Leave out every picture, then transcribe the rest of the listing exactly.

★ ★ ★ ★ ★ ★ ★

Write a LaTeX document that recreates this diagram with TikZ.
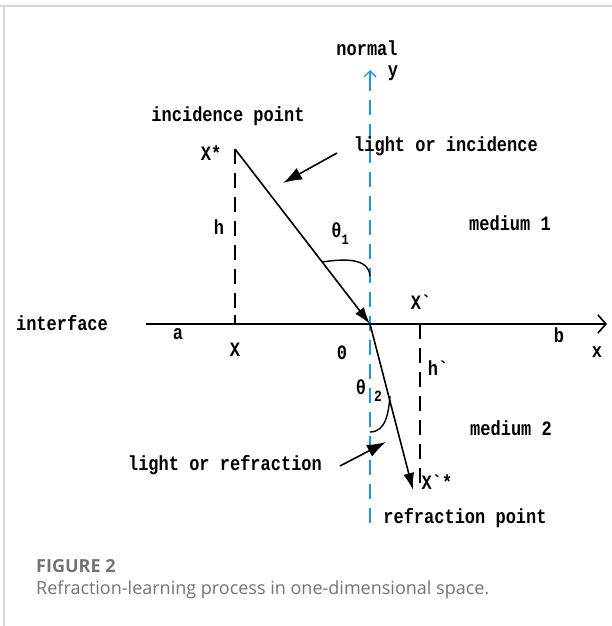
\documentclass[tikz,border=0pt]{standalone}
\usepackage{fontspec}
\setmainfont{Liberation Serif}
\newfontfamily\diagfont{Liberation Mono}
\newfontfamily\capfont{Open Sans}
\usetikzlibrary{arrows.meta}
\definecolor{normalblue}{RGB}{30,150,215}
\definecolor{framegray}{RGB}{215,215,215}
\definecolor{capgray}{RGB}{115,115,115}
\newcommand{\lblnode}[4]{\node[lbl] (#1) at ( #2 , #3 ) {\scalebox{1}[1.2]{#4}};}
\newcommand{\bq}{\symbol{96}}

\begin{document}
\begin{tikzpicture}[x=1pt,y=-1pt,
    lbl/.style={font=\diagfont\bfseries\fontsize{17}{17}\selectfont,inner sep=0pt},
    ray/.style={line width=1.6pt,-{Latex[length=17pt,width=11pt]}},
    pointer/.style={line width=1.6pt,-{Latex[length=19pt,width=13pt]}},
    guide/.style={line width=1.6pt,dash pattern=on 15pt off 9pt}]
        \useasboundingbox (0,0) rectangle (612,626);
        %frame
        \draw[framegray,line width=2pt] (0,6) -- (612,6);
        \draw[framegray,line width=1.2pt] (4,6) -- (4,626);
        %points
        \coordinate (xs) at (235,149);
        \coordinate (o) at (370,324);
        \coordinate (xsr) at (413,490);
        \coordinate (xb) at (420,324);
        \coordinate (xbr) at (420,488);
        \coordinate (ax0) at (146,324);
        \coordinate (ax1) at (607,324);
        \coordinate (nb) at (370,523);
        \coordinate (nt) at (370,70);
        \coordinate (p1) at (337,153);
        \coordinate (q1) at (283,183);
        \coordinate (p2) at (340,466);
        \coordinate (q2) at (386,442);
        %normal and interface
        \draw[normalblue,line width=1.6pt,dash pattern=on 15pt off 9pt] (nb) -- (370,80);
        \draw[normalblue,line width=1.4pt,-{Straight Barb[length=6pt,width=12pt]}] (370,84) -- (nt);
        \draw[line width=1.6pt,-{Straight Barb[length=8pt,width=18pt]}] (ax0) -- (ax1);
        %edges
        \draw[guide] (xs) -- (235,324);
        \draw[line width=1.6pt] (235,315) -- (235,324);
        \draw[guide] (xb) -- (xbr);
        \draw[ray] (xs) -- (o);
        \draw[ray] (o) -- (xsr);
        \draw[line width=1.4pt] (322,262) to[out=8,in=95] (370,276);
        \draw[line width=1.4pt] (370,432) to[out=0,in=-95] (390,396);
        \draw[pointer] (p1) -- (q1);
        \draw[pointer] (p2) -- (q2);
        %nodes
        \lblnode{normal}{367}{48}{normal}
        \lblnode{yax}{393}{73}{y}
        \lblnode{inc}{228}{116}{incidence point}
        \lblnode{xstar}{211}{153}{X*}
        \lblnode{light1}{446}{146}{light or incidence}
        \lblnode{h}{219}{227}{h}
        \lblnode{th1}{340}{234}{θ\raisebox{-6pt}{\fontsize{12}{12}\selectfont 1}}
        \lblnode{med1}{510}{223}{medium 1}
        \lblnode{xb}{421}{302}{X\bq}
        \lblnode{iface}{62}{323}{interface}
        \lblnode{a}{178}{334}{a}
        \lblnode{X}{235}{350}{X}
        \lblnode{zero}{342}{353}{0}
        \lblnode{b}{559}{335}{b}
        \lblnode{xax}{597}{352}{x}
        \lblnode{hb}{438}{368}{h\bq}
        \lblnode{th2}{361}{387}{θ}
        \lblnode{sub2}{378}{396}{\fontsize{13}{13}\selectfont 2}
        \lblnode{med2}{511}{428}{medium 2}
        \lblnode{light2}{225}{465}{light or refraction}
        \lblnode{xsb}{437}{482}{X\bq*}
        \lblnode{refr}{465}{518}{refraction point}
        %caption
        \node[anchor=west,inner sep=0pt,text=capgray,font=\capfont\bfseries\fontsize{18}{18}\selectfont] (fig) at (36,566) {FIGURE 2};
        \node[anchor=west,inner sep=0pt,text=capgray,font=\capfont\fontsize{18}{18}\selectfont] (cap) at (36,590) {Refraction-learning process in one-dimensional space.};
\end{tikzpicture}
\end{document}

★ ★ ★ ★ ★ ★ ★

» WRITTEN RESPONSE
Write a LaTeX document that recreates this diagram with TikZ.
\documentclass[tikz,border=0pt]{standalone}
\usepackage{fontspec}
\setmainfont{Liberation Serif}
\newfontfamily\diagfont{Liberation Mono}
\newfontfamily\capfont{Open Sans}
\usetikzlibrary{arrows.meta}
\definecolor{normalblue}{RGB}{30,150,215}
\definecolor{framegray}{RGB}{215,215,215}
\definecolor{capgray}{RGB}{115,115,115}
\newcommand{\lblnode}[4]{\node[lbl] (#1) at ( #2 , #3 ) {\scalebox{1}[1.2]{#4}};}
\newcommand{\bq}{\symbol{96}}

\begin{document}
\begin{tikzpicture}[x=1pt,y=-1pt,
    lbl/.style={font=\diagfont\bfseries\fontsize{17}{17}\selectfont,inner sep=0pt},
    ray/.style={line width=1.6pt,-{Latex[length=17pt,width=11pt]}},
    pointer/.style={line width=1.6pt,-{Latex[length=19pt,width=13pt]}},
    guide/.style={line width=1.6pt,dash pattern=on 15pt off 9pt}]
        \useasboundingbox (0,0) rectangle (612,626);
        %frame
        \draw[framegray,line width=2pt] (0,6) -- (612,6);
        \draw[framegray,line width=1.2pt] (4,6) -- (4,626);
        %points
        \coordinate (xs) at (235,149);
        \coordinate (o) at (370,324);
        \coordinate (xsr) at (413,490);
        \coordinate (xb) at (420,324);
        \coordinate (xbr) at (420,488);
        \coordinate (ax0) at (146,324);
        \coordinate (ax1) at (607,324);
        \coordinate (nb) at (370,523);
        \coordinate (nt) at (370,70);
        \coordinate (p1) at (337,153);
        \coordinate (q1) at (283,183);
        \coordinate (p2) at (340,466);
        \coordinate (q2) at (386,442);
        %normal and interface
        \draw[normalblue,line width=1.6pt,dash pattern=on 15pt off 9pt] (nb) -- (370,80);
        \draw[normalblue,line width=1.4pt,-{Straight Barb[length=6pt,width=12pt]}] (370,84) -- (nt);
        \draw[line width=1.6pt,-{Straight Barb[length=8pt,width=18pt]}] (ax0) -- (ax1);
        %edges
        \draw[guide] (xs) -- (235,324);
        \draw[line width=1.6pt] (235,315) -- (235,324);
        \draw[guide] (xb) -- (xbr);
        \draw[ray] (xs) -- (o);
        \draw[ray] (o) -- (xsr);
        \draw[line width=1.4pt] (322,262) to[out=8,in=95] (370,276);
        \draw[line width=1.4pt] (370,432) to[out=0,in=-95] (390,396);
        \draw[pointer] (p1) -- (q1);
        \draw[pointer] (p2) -- (q2);
        %nodes
        \lblnode{normal}{367}{48}{normal}
        \lblnode{yax}{393}{73}{y}
        \lblnode{inc}{228}{116}{incidence point}
        \lblnode{xstar}{211}{153}{X*}
        \lblnode{light1}{446}{146}{light or incidence}
        \lblnode{h}{219}{227}{h}
        \lblnode{th1}{340}{234}{θ\raisebox{-6pt}{\fontsize{12}{12}\selectfont 1}}
        \lblnode{med1}{510}{223}{medium 1}
        \lblnode{xb}{421}{302}{X\bq}
        \lblnode{iface}{62}{323}{interface}
        \lblnode{a}{178}{334}{a}
        \lblnode{X}{235}{350}{X}
        \lblnode{zero}{342}{353}{0}
        \lblnode{b}{559}{335}{b}
        \lblnode{xax}{597}{352}{x}
        \lblnode{hb}{438}{368}{h\bq}
        \lblnode{th2}{361}{387}{θ}
        \lblnode{sub2}{378}{396}{\fontsize{13}{13}\selectfont 2}
        \lblnode{med2}{511}{428}{medium 2}
        \lblnode{light2}{225}{465}{light or refraction}
        \lblnode{xsb}{437}{482}{X\bq*}
        \lblnode{refr}{465}{518}{refraction point}
        %caption
        \node[anchor=west,inner sep=0pt,text=capgray,font=\capfont\bfseries\fontsize{18}{18}\selectfont] (fig) at (36,566) {FIGURE 2};
        \node[anchor=west,inner sep=0pt,text=capgray,font=\capfont\fontsize{18}{18}\selectfont] (cap) at (36,590) {Refraction-learning process in one-dimensional space.};
\end{tikzpicture}
\end{document}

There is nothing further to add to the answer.